Once the pictures are set aside, transcribe the remaining data exactly.

#### Source data
※
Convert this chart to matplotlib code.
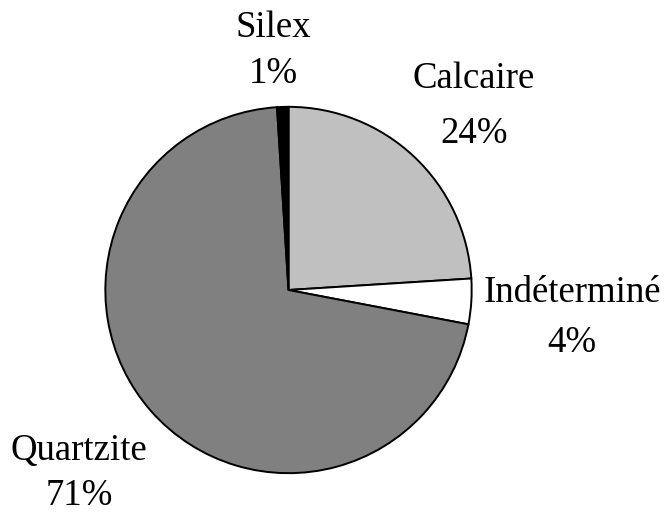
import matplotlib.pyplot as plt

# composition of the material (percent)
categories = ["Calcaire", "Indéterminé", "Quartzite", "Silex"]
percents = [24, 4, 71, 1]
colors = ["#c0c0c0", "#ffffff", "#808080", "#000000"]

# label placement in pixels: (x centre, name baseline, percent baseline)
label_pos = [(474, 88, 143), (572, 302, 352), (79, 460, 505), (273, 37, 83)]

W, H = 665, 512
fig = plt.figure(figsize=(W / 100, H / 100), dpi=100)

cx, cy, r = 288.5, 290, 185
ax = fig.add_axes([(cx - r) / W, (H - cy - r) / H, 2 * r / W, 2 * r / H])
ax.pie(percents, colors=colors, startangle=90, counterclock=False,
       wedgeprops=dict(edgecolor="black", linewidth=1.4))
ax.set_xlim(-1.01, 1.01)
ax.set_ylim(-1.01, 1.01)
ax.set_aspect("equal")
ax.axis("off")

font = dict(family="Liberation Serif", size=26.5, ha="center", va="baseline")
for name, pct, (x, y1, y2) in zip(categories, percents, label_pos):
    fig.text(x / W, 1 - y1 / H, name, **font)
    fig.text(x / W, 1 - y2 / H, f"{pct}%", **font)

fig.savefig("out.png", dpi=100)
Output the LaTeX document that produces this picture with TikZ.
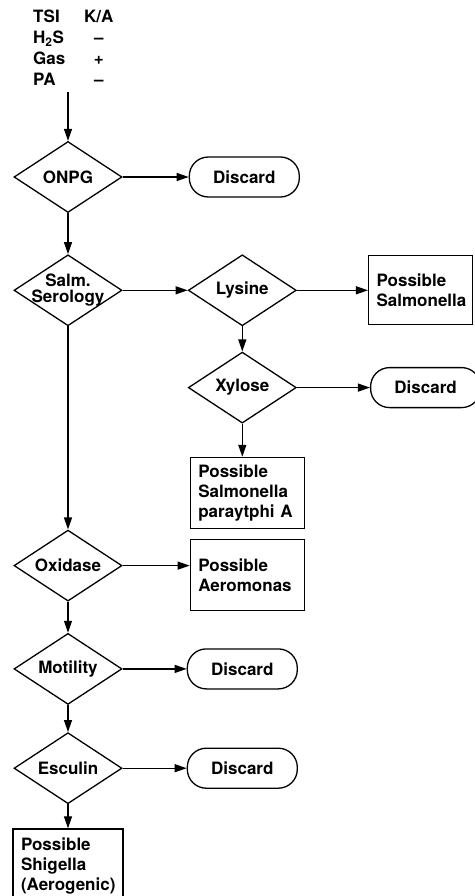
※
#### Complete answer
Convert this chart to matplotlib code.
import matplotlib.pyplot as plt

# composition of the material (percent)
categories = ["Calcaire", "Indéterminé", "Quartzite", "Silex"]
percents = [24, 4, 71, 1]
colors = ["#c0c0c0", "#ffffff", "#808080", "#000000"]

# label placement in pixels: (x centre, name baseline, percent baseline)
label_pos = [(474, 88, 143), (572, 302, 352), (79, 460, 505), (273, 37, 83)]

W, H = 665, 512
fig = plt.figure(figsize=(W / 100, H / 100), dpi=100)

cx, cy, r = 288.5, 290, 185
ax = fig.add_axes([(cx - r) / W, (H - cy - r) / H, 2 * r / W, 2 * r / H])
ax.pie(percents, colors=colors, startangle=90, counterclock=False,
       wedgeprops=dict(edgecolor="black", linewidth=1.4))
ax.set_xlim(-1.01, 1.01)
ax.set_ylim(-1.01, 1.01)
ax.set_aspect("equal")
ax.axis("off")

font = dict(family="Liberation Serif", size=26.5, ha="center", va="baseline")
for name, pct, (x, y1, y2) in zip(categories, percents, label_pos):
    fig.text(x / W, 1 - y1 / H, name, **font)
    fig.text(x / W, 1 - y2 / H, f"{pct}%", **font)

fig.savefig("out.png", dpi=100)
Output the LaTeX document that produces this picture with TikZ.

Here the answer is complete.